* [AIM]
Drop every picture and give the entries back exactly.

* [GIVEN RECORDS]
◇ ◇ ◇
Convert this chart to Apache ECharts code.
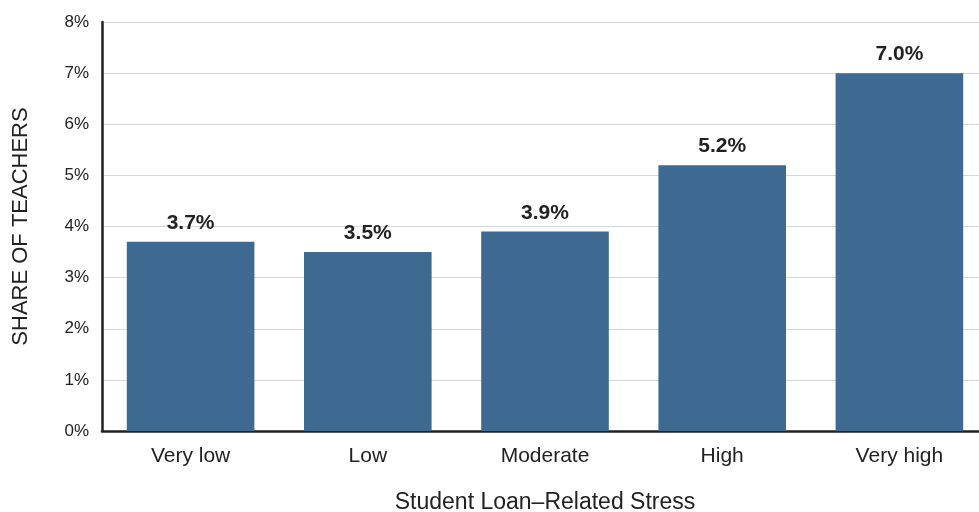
<!DOCTYPE html>
<html><head><meta charset="utf-8">
<script src="https://cdn.jsdelivr.net/npm/echarts@6/dist/echarts.min.js"></script>
<style>html,body{margin:0;padding:0;background:#fff}#c{width:979px;height:512px}</style>
</head><body><div id="c"></div>
<script>
var categories = ["Very low", "Low", "Moderate", "High", "Very high"];
var values = [3.7, 3.5, 3.9, 5.2, 7.0];
var yTicks = [0, 1, 2, 3, 4, 5, 6, 7, 8];

var chart = echarts.init(document.getElementById('c'), null, {renderer: 'canvas', width: 979, height: 512});
var font = 'Liberation Sans, Arial, sans-serif';
chart.setOption({
  animation: false,
  grid: {left: 102, right: -9, top: 22, bottom: 81, containLabel: false, outerBoundsMode: 'none'},
  xAxis: {
    type: 'category', data: categories,
    axisLine: {lineStyle: {color: '#222', width: 2.5}},
    axisTick: {show: false},
    axisLabel: {color: '#222', fontSize: 21, fontFamily: font, margin: 15},
    name: 'Student Loan\u2013Related Stress', nameLocation: 'middle', nameGap: 60,
    nameTextStyle: {color: '#222', fontSize: 23, fontFamily: font}
  },
  yAxis: {
    type: 'value', min: yTicks[0], max: yTicks[yTicks.length - 1], interval: 1,
    axisLine: {show: true, lineStyle: {color: '#222', width: 2.5}},
    axisTick: {show: false},
    splitLine: {lineStyle: {color: '#d6d6d6', width: 1}},
    axisLabel: {color: '#222', fontSize: 17, fontFamily: font, margin: 13, formatter: '{value}%'},
    name: 'SHARE OF TEACHERS', nameLocation: 'middle', nameGap: 70, nameRotate: 90,
    nameTextStyle: {color: '#222', fontSize: 22, fontFamily: font}
  },
  series: [{
    type: 'bar', data: values, barWidth: '72%',
    itemStyle: {color: '#3e6990'},
    label: {show: true, position: 'top', distance: 8, color: '#222', fontSize: 21, fontWeight: 'bold', fontFamily: font,
      formatter: function (p) { return p.value.toFixed(1) + '%'; }}
  }]
});
</script></body></html>
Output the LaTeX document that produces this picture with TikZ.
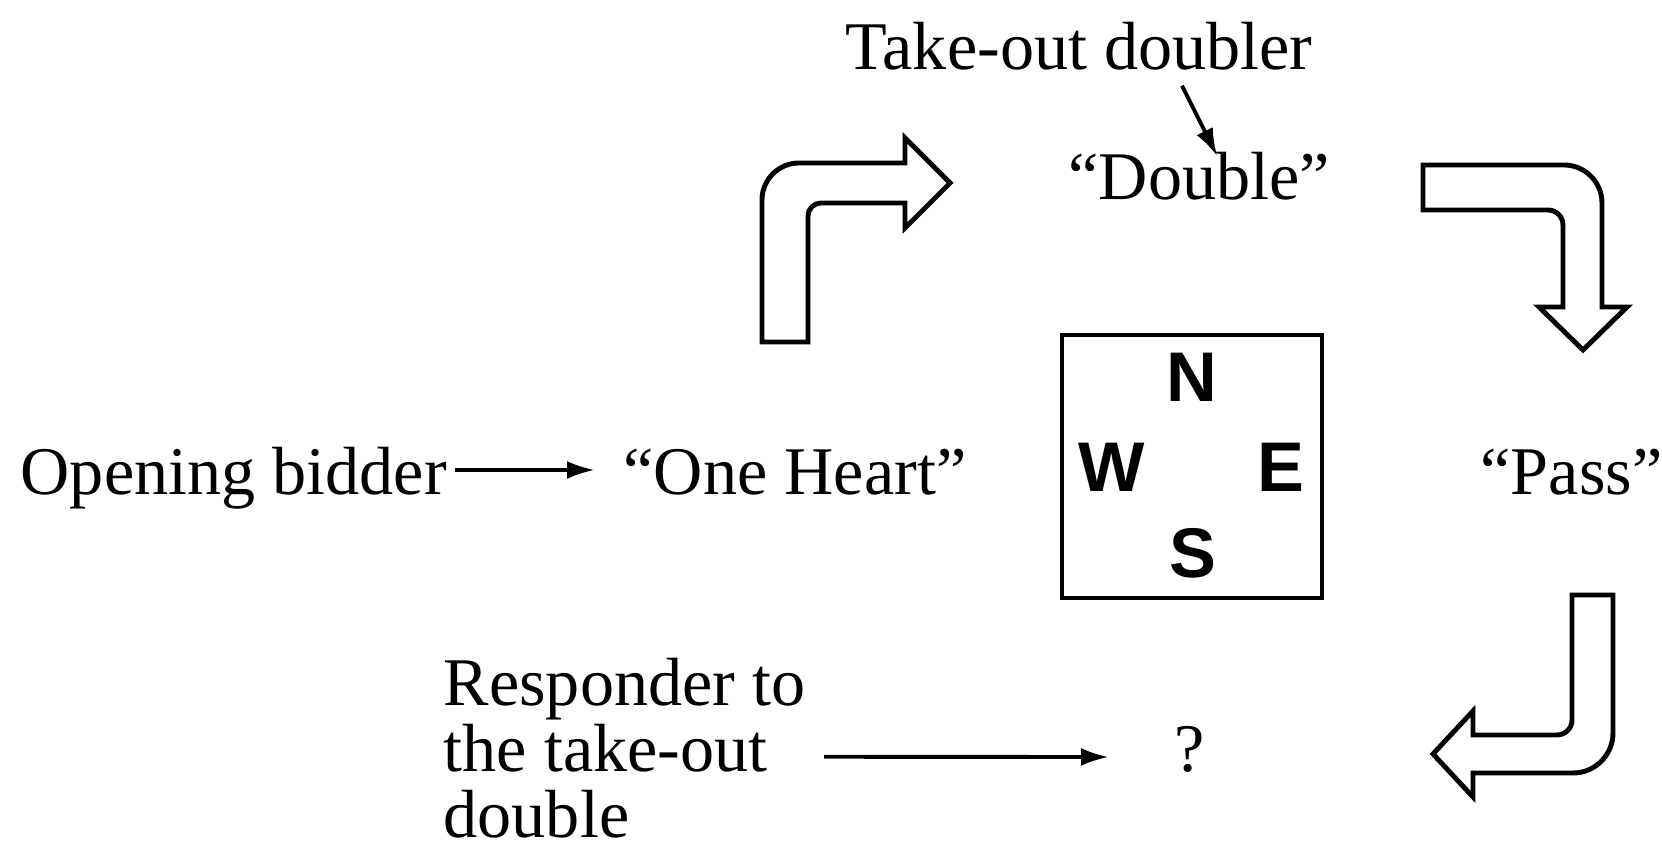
\documentclass[tikz,border=0pt]{standalone}
\usepackage{fontspec}
\setmainfont{Liberation Serif}
\setsansfont{Liberation Sans}
\usepackage{tikz}
\usetikzlibrary{arrows.meta,positioning}
\tikzset{
  lbl/.style={font=\fontsize{19.4}{18.8}\selectfont,inner sep=0.5mm},
  word/.style={lbl,anchor=base west,text height=0.48cm,text depth=0.15cm},
  wind/.style={font=\sffamily\bfseries\fontsize{20}{24}\selectfont,inner sep=0pt},
  tablebox/.style={draw,line width=1.2pt,minimum width=2.6cm,minimum height=2.63cm,inner sep=0pt},
  callarr/.style={-{Latex[length=2.8mm,width=1.8mm]},line width=1.1pt},
  fatarr/.style={draw,line width=1.4pt,line join=miter},
}
\begin{document}
\begin{tikzpicture}
        \useasboundingbox (0,0) rectangle (16.62,8.52);
        % the table
        \node[tablebox] (table) at (11.92,3.855) {};
        \node[wind] (north) at (11.92,4.75) {N};
        \node[wind] (west)  at (11.12,3.85) {W};
        \node[wind] (east)  at (12.81,3.85) {E};
        \node[wind] (south) at (11.93,2.99) {S};
        % the calls
        \node[word] (open)  at (0.15,3.57)  {Opening bidder};
        \node[word] (heart) at (6.18,3.57)  {“One Heart”};
        \node[word] (pass)  at (14.75,3.57) {“Pass”};
        \node[word] (tod)   at (8.40,7.82)  {Take-out doubler};
        \node[word] (dbl)   at (10.63,6.52) {“Double”};
        \node[word] (ask)   at (11.69,0.80) {?};
        \node[lbl,align=left,anchor=west] (resp) at (4.38,1.042) {Responder to\\the take-out\\double};
        \draw[callarr,shorten <=0.3mm,shorten >=2.3mm] ([yshift=0.85mm]open.east) -- ([yshift=0.85mm]heart.west);
        \draw[callarr] ([shift={(10.3mm,0.5mm)}]tod.south) -- ([shift={(1.8mm,-1mm)}]dbl.north);
        \draw[callarr] ([shift={(1.3mm,-0.9mm)}]resp.east) -- ([shift={(-6mm,-0.15mm)}]ask.west);
        % turn arrows
        \draw[fatarr] (7.62,5.10) -- (7.62,6.52) arc[start angle=180,end angle=90,radius=0.37]
          -- (9.05,6.89) -- (9.05,7.14) -- (9.50,6.69) -- (9.05,6.24) -- (9.05,6.49)
          -- (8.21,6.49) arc[start angle=90,end angle=180,radius=0.13] -- (8.08,5.10) -- cycle;
        \draw[fatarr] (14.23,6.87) -- (15.64,6.87) arc[start angle=90,end angle=0,radius=0.38]
          -- (16.02,5.45) -- (16.27,5.45) -- (15.83,5.02) -- (15.39,5.45) -- (15.63,5.45)
          -- (15.63,6.27) arc[start angle=0,end angle=90,radius=0.15] -- (14.23,6.42) -- cycle;
        \draw[fatarr] (15.72,2.57) -- (16.13,2.57) -- (16.13,1.19) arc[start angle=0,end angle=-90,radius=0.40]
          -- (14.73,0.79) -- (14.73,0.55) -- (14.33,0.98) -- (14.73,1.41) -- (14.73,1.17)
          -- (15.57,1.17) arc[start angle=-90,end angle=0,radius=0.15] -- cycle;
      \end{tikzpicture}
\end{document}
◇ ◇ ◇
* [ANSWER FOR THIS EXERCISE]
Convert this chart to Apache ECharts code.
<!DOCTYPE html>
<html><head><meta charset="utf-8">
<script src="https://cdn.jsdelivr.net/npm/echarts@6/dist/echarts.min.js"></script>
<style>html,body{margin:0;padding:0;background:#fff}#c{width:979px;height:512px}</style>
</head><body><div id="c"></div>
<script>
var categories = ["Very low", "Low", "Moderate", "High", "Very high"];
var values = [3.7, 3.5, 3.9, 5.2, 7.0];
var yTicks = [0, 1, 2, 3, 4, 5, 6, 7, 8];

var chart = echarts.init(document.getElementById('c'), null, {renderer: 'canvas', width: 979, height: 512});
var font = 'Liberation Sans, Arial, sans-serif';
chart.setOption({
  animation: false,
  grid: {left: 102, right: -9, top: 22, bottom: 81, containLabel: false, outerBoundsMode: 'none'},
  xAxis: {
    type: 'category', data: categories,
    axisLine: {lineStyle: {color: '#222', width: 2.5}},
    axisTick: {show: false},
    axisLabel: {color: '#222', fontSize: 21, fontFamily: font, margin: 15},
    name: 'Student Loan\u2013Related Stress', nameLocation: 'middle', nameGap: 60,
    nameTextStyle: {color: '#222', fontSize: 23, fontFamily: font}
  },
  yAxis: {
    type: 'value', min: yTicks[0], max: yTicks[yTicks.length - 1], interval: 1,
    axisLine: {show: true, lineStyle: {color: '#222', width: 2.5}},
    axisTick: {show: false},
    splitLine: {lineStyle: {color: '#d6d6d6', width: 1}},
    axisLabel: {color: '#222', fontSize: 17, fontFamily: font, margin: 13, formatter: '{value}%'},
    name: 'SHARE OF TEACHERS', nameLocation: 'middle', nameGap: 70, nameRotate: 90,
    nameTextStyle: {color: '#222', fontSize: 22, fontFamily: font}
  },
  series: [{
    type: 'bar', data: values, barWidth: '72%',
    itemStyle: {color: '#3e6990'},
    label: {show: true, position: 'top', distance: 8, color: '#222', fontSize: 21, fontWeight: 'bold', fontFamily: font,
      formatter: function (p) { return p.value.toFixed(1) + '%'; }}
  }]
});
</script></body></html>
Output the LaTeX document that produces this picture with TikZ.
\documentclass[tikz,border=0pt]{standalone}
\usepackage{fontspec}
\setmainfont{Liberation Serif}
\setsansfont{Liberation Sans}
\usepackage{tikz}
\usetikzlibrary{arrows.meta,positioning}
\tikzset{
  lbl/.style={font=\fontsize{19.4}{18.8}\selectfont,inner sep=0.5mm},
  word/.style={lbl,anchor=base west,text height=0.48cm,text depth=0.15cm},
  wind/.style={font=\sffamily\bfseries\fontsize{20}{24}\selectfont,inner sep=0pt},
  tablebox/.style={draw,line width=1.2pt,minimum width=2.6cm,minimum height=2.63cm,inner sep=0pt},
  callarr/.style={-{Latex[length=2.8mm,width=1.8mm]},line width=1.1pt},
  fatarr/.style={draw,line width=1.4pt,line join=miter},
}
\begin{document}
\begin{tikzpicture}
        \useasboundingbox (0,0) rectangle (16.62,8.52);
        % the table
        \node[tablebox] (table) at (11.92,3.855) {};
        \node[wind] (north) at (11.92,4.75) {N};
        \node[wind] (west)  at (11.12,3.85) {W};
        \node[wind] (east)  at (12.81,3.85) {E};
        \node[wind] (south) at (11.93,2.99) {S};
        % the calls
        \node[word] (open)  at (0.15,3.57)  {Opening bidder};
        \node[word] (heart) at (6.18,3.57)  {“One Heart”};
        \node[word] (pass)  at (14.75,3.57) {“Pass”};
        \node[word] (tod)   at (8.40,7.82)  {Take-out doubler};
        \node[word] (dbl)   at (10.63,6.52) {“Double”};
        \node[word] (ask)   at (11.69,0.80) {?};
        \node[lbl,align=left,anchor=west] (resp) at (4.38,1.042) {Responder to\\the take-out\\double};
        \draw[callarr,shorten <=0.3mm,shorten >=2.3mm] ([yshift=0.85mm]open.east) -- ([yshift=0.85mm]heart.west);
        \draw[callarr] ([shift={(10.3mm,0.5mm)}]tod.south) -- ([shift={(1.8mm,-1mm)}]dbl.north);
        \draw[callarr] ([shift={(1.3mm,-0.9mm)}]resp.east) -- ([shift={(-6mm,-0.15mm)}]ask.west);
        % turn arrows
        \draw[fatarr] (7.62,5.10) -- (7.62,6.52) arc[start angle=180,end angle=90,radius=0.37]
          -- (9.05,6.89) -- (9.05,7.14) -- (9.50,6.69) -- (9.05,6.24) -- (9.05,6.49)
          -- (8.21,6.49) arc[start angle=90,end angle=180,radius=0.13] -- (8.08,5.10) -- cycle;
        \draw[fatarr] (14.23,6.87) -- (15.64,6.87) arc[start angle=90,end angle=0,radius=0.38]
          -- (16.02,5.45) -- (16.27,5.45) -- (15.83,5.02) -- (15.39,5.45) -- (15.63,5.45)
          -- (15.63,6.27) arc[start angle=0,end angle=90,radius=0.15] -- (14.23,6.42) -- cycle;
        \draw[fatarr] (15.72,2.57) -- (16.13,2.57) -- (16.13,1.19) arc[start angle=0,end angle=-90,radius=0.40]
          -- (14.73,0.79) -- (14.73,0.55) -- (14.33,0.98) -- (14.73,1.41) -- (14.73,1.17)
          -- (15.57,1.17) arc[start angle=-90,end angle=0,radius=0.15] -- cycle;
      \end{tikzpicture}
\end{document}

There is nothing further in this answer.